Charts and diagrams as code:
——————
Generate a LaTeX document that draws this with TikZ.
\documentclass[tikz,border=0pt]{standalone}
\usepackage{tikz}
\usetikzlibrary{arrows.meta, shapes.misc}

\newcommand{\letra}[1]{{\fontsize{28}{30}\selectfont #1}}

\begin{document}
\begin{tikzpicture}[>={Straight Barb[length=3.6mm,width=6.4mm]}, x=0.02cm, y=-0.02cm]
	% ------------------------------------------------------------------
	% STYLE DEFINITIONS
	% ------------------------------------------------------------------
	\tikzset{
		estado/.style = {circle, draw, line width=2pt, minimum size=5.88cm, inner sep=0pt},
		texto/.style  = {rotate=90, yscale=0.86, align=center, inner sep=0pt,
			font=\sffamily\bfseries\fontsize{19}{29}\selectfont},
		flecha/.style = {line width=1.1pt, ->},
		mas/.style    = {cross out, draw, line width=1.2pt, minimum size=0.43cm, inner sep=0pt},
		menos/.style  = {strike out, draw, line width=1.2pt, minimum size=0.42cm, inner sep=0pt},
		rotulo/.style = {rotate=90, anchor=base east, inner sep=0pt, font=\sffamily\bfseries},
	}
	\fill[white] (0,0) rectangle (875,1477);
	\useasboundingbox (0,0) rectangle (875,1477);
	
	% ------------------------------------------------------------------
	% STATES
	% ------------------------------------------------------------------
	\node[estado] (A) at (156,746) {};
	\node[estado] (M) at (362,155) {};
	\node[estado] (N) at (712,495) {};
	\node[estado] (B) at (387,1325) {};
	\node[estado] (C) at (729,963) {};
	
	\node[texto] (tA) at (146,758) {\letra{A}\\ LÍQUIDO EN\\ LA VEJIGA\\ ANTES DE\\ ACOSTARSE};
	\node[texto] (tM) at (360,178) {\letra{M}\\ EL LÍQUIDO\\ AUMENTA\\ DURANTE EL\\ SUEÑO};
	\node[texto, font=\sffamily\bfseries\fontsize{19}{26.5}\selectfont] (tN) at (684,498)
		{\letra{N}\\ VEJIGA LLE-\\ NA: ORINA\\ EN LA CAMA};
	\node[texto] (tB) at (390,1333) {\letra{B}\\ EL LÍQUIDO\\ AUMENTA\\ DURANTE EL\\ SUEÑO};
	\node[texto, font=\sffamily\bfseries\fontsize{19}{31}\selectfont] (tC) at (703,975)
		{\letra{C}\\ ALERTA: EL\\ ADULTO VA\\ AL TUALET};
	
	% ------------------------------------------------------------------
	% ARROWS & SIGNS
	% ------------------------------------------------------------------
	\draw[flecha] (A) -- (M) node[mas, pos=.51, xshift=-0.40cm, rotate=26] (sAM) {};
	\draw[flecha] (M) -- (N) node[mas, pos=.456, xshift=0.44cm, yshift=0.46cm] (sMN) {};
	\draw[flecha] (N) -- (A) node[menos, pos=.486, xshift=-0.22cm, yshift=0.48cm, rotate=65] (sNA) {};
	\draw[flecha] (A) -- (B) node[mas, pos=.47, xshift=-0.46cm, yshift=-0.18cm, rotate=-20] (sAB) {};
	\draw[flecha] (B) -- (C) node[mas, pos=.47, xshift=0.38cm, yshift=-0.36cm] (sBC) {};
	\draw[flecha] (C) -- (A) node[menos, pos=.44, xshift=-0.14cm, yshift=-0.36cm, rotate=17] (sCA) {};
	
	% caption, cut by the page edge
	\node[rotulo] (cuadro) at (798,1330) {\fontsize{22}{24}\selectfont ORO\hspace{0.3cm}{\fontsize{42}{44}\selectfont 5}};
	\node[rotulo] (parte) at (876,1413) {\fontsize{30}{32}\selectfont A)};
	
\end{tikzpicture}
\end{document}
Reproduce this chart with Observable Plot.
——————
◆ **Task**
Search the records for the string "with" and return every line in which it occurs.

◆ **Result for this exercise**
Generate a LaTeX document that draws this with TikZ.
Reproduce this chart with Observable Plot.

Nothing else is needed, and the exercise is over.